■ **Data section**
====

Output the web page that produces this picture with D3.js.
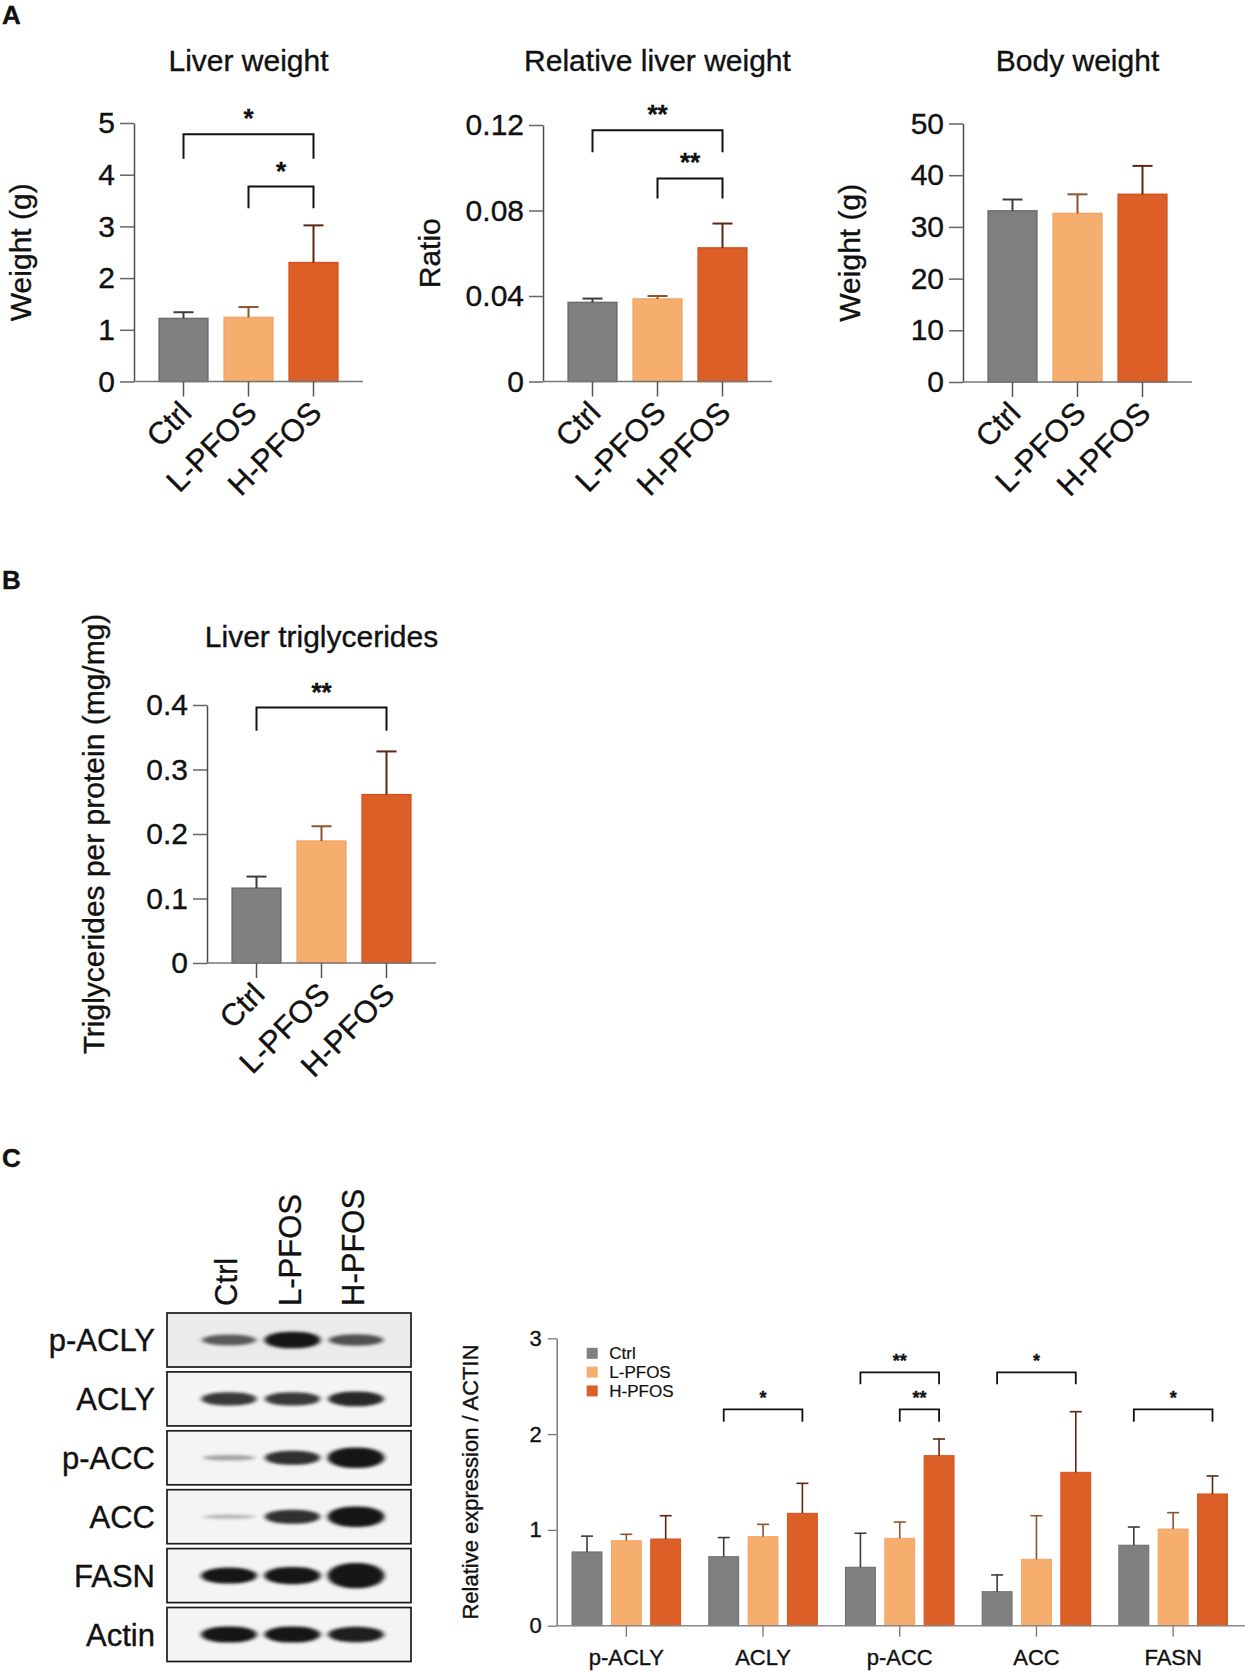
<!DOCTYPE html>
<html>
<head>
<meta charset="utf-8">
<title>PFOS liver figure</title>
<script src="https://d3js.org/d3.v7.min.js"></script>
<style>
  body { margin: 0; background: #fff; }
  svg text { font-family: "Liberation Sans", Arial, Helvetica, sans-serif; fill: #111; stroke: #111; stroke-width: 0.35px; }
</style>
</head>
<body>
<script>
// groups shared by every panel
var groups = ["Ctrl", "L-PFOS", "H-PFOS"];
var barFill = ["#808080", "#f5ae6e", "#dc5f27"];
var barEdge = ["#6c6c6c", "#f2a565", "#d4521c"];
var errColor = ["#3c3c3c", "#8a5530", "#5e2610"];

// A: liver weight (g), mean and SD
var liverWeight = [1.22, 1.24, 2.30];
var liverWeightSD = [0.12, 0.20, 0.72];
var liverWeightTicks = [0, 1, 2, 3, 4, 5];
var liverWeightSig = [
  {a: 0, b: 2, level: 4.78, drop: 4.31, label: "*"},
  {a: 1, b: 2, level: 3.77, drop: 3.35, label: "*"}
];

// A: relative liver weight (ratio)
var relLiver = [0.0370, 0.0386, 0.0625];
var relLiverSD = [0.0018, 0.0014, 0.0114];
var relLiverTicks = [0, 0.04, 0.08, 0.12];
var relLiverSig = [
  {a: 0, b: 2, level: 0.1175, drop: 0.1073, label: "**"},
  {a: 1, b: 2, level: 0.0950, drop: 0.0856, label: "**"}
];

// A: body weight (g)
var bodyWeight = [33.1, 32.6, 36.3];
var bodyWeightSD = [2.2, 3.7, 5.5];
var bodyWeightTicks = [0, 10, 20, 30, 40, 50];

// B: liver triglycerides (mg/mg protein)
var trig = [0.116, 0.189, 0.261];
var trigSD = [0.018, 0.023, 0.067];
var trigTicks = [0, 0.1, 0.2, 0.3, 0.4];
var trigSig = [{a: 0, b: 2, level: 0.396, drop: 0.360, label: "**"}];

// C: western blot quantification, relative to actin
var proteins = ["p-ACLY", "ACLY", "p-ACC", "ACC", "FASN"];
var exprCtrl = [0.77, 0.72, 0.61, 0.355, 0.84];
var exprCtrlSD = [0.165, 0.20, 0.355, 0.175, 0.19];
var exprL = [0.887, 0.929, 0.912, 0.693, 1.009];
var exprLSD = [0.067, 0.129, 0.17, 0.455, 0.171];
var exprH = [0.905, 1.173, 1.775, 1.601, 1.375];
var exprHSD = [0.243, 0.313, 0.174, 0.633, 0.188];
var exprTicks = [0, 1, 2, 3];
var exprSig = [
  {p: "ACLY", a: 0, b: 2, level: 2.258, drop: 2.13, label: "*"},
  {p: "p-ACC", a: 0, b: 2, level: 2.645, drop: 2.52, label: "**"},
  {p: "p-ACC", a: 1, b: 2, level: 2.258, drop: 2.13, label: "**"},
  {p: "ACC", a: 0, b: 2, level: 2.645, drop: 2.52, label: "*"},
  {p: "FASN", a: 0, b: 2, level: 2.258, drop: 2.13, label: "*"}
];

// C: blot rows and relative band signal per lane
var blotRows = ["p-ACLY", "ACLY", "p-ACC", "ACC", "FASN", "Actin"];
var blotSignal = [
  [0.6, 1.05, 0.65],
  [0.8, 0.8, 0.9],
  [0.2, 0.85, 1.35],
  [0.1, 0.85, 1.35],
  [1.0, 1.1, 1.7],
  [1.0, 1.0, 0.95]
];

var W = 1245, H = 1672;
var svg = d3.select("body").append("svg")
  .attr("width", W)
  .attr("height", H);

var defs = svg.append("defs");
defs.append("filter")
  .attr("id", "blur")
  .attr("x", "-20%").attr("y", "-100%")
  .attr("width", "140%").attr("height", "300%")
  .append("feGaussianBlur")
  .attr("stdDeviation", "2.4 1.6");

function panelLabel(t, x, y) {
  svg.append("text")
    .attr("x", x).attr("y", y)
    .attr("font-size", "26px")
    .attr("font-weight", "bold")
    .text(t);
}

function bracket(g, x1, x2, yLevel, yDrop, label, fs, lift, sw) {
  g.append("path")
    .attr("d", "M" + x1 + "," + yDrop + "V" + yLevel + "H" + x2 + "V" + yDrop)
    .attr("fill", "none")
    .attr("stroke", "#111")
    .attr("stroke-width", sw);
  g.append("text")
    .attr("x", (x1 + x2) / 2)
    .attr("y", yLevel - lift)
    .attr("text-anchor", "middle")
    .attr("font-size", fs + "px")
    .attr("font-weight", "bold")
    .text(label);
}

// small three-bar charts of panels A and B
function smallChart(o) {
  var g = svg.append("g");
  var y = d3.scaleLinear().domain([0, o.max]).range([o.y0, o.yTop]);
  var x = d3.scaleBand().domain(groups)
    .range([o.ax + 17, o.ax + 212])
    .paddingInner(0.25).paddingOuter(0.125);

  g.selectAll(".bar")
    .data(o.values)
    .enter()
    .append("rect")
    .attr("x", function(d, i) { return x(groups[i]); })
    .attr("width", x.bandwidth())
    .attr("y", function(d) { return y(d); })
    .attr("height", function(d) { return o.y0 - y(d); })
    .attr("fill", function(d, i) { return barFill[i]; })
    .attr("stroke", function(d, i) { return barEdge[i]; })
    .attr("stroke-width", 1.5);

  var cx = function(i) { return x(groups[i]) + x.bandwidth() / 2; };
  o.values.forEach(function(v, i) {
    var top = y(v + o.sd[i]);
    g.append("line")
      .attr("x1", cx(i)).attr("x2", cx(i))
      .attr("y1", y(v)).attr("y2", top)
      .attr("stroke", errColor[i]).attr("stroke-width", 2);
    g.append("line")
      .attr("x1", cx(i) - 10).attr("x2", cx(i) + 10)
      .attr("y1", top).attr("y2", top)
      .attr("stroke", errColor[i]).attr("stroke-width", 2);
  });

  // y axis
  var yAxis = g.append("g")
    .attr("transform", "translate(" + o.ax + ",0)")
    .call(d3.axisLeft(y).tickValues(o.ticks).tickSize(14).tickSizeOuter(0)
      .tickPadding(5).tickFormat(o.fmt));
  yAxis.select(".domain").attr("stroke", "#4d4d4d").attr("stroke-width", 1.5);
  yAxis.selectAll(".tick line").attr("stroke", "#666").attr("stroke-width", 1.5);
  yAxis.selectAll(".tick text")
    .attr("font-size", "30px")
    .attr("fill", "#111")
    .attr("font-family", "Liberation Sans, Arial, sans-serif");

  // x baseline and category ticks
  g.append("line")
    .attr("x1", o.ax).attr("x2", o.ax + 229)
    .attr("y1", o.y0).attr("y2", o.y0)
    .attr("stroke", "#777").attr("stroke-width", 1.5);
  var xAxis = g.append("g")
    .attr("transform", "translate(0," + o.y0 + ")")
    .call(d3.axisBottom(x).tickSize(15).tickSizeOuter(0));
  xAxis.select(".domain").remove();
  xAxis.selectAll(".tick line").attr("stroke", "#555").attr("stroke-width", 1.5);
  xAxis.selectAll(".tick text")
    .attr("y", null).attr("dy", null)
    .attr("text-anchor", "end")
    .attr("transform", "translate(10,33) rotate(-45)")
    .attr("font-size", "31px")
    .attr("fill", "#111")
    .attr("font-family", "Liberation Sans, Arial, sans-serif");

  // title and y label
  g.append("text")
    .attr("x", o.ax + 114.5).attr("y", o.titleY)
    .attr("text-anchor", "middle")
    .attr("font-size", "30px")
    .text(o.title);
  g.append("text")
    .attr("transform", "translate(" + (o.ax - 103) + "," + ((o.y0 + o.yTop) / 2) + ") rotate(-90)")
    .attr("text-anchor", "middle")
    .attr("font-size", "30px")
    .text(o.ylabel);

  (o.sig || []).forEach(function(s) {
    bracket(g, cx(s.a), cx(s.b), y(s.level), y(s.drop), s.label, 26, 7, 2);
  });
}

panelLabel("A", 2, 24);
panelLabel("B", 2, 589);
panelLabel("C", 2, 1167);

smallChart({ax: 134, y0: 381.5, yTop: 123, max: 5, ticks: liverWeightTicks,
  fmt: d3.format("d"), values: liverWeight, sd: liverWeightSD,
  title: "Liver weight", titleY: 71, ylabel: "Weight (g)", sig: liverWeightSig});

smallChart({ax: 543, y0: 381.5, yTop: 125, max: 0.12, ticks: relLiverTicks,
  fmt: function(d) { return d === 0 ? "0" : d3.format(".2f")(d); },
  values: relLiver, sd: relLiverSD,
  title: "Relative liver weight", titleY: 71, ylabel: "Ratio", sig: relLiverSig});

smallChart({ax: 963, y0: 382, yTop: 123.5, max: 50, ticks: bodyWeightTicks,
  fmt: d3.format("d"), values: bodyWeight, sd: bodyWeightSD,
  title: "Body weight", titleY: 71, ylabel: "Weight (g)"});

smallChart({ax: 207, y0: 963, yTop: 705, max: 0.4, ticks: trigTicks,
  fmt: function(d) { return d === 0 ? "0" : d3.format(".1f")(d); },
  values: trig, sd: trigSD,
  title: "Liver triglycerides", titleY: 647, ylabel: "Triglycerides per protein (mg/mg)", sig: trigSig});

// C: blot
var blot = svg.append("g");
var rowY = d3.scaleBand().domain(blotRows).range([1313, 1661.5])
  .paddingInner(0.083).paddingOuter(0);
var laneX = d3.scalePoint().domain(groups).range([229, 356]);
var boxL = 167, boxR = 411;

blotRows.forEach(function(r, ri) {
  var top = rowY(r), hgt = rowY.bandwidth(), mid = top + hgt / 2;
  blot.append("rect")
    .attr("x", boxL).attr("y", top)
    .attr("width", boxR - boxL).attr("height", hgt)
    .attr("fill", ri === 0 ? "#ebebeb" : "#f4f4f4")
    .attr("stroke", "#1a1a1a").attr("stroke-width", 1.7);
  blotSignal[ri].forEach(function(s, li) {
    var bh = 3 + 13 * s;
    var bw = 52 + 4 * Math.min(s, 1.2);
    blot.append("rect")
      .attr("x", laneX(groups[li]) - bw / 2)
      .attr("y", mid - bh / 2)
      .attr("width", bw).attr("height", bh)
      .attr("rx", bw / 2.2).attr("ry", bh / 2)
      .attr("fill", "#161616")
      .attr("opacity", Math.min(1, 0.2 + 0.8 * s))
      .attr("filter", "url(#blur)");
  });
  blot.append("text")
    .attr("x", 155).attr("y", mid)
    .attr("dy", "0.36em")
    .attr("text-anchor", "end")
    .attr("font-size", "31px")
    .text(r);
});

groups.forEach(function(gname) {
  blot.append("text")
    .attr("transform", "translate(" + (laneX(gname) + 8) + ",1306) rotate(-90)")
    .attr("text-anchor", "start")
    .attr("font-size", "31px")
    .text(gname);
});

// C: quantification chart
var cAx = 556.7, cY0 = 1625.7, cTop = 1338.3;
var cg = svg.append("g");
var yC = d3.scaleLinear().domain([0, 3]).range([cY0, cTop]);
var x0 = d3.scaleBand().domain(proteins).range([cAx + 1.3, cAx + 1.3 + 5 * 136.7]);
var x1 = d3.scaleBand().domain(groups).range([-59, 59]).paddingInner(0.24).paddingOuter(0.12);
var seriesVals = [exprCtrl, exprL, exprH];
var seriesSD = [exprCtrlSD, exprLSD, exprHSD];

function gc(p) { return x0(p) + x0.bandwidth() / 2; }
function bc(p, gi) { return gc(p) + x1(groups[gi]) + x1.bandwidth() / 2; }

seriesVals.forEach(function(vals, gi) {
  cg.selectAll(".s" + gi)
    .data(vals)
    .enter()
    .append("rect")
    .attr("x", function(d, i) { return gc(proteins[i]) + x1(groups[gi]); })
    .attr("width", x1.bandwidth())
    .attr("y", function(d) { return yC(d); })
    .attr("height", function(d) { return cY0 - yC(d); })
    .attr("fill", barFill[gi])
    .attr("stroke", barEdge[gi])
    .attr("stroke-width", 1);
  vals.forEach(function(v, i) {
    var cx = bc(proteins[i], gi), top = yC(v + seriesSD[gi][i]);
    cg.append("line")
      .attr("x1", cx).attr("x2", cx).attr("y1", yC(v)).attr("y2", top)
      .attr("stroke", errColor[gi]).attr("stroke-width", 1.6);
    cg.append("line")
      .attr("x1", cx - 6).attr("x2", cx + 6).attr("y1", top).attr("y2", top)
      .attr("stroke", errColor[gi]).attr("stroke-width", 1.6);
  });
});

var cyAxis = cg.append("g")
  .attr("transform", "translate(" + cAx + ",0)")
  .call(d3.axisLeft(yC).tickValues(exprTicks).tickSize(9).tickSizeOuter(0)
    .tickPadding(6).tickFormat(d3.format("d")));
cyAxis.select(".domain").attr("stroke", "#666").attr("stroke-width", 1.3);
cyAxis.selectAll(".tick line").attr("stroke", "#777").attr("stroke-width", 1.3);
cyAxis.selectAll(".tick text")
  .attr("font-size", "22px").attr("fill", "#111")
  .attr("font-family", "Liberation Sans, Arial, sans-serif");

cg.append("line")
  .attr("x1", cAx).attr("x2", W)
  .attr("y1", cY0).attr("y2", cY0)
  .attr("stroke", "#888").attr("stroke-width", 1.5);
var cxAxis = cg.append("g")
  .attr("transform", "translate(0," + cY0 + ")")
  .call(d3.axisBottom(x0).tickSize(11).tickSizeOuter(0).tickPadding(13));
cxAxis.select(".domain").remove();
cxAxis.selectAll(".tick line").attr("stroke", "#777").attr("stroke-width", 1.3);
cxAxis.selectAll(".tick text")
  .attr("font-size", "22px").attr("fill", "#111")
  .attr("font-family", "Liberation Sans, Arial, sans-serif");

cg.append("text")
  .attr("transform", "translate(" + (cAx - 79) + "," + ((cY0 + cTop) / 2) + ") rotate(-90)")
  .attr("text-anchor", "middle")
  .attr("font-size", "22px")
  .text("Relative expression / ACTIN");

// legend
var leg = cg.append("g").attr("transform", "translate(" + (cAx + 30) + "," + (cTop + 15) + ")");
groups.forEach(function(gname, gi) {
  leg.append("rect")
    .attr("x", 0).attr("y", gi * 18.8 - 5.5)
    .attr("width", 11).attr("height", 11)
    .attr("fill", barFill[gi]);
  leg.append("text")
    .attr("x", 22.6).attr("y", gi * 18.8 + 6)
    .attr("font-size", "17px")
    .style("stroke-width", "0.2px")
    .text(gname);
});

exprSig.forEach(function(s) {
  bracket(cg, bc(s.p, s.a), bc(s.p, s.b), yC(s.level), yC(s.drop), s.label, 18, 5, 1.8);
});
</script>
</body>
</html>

====

■ **Directive**
Write down every line from the opening of the listing to the line with "var bodyWeightTicks = [0, 10, 20, 30, 40, 50];", both included, and nothing else; the pictures are omitted.

■ **Response to this task**
Output the web page that produces this picture with D3.js.
<!DOCTYPE html>
<html>
<head>
<meta charset="utf-8">
<title>PFOS liver figure</title>
<script src="https://d3js.org/d3.v7.min.js"></script>
<style>
  body { margin: 0; background: #fff; }
  svg text { font-family: "Liberation Sans", Arial, Helvetica, sans-serif; fill: #111; stroke: #111; stroke-width: 0.35px; }
</style>
</head>
<body>
<script>
// groups shared by every panel
var groups = ["Ctrl", "L-PFOS", "H-PFOS"];
var barFill = ["#808080", "#f5ae6e", "#dc5f27"];
var barEdge = ["#6c6c6c", "#f2a565", "#d4521c"];
var errColor = ["#3c3c3c", "#8a5530", "#5e2610"];

// A: liver weight (g), mean and SD
var liverWeight = [1.22, 1.24, 2.30];
var liverWeightSD = [0.12, 0.20, 0.72];
var liverWeightTicks = [0, 1, 2, 3, 4, 5];
var liverWeightSig = [
  {a: 0, b: 2, level: 4.78, drop: 4.31, label: "*"},
  {a: 1, b: 2, level: 3.77, drop: 3.35, label: "*"}
];

// A: relative liver weight (ratio)
var relLiver = [0.0370, 0.0386, 0.0625];
var relLiverSD = [0.0018, 0.0014, 0.0114];
var relLiverTicks = [0, 0.04, 0.08, 0.12];
var relLiverSig = [
  {a: 0, b: 2, level: 0.1175, drop: 0.1073, label: "**"},
  {a: 1, b: 2, level: 0.0950, drop: 0.0856, label: "**"}
];

// A: body weight (g)
var bodyWeight = [33.1, 32.6, 36.3];
var bodyWeightSD = [2.2, 3.7, 5.5];
var bodyWeightTicks = [0, 10, 20, 30, 40, 50];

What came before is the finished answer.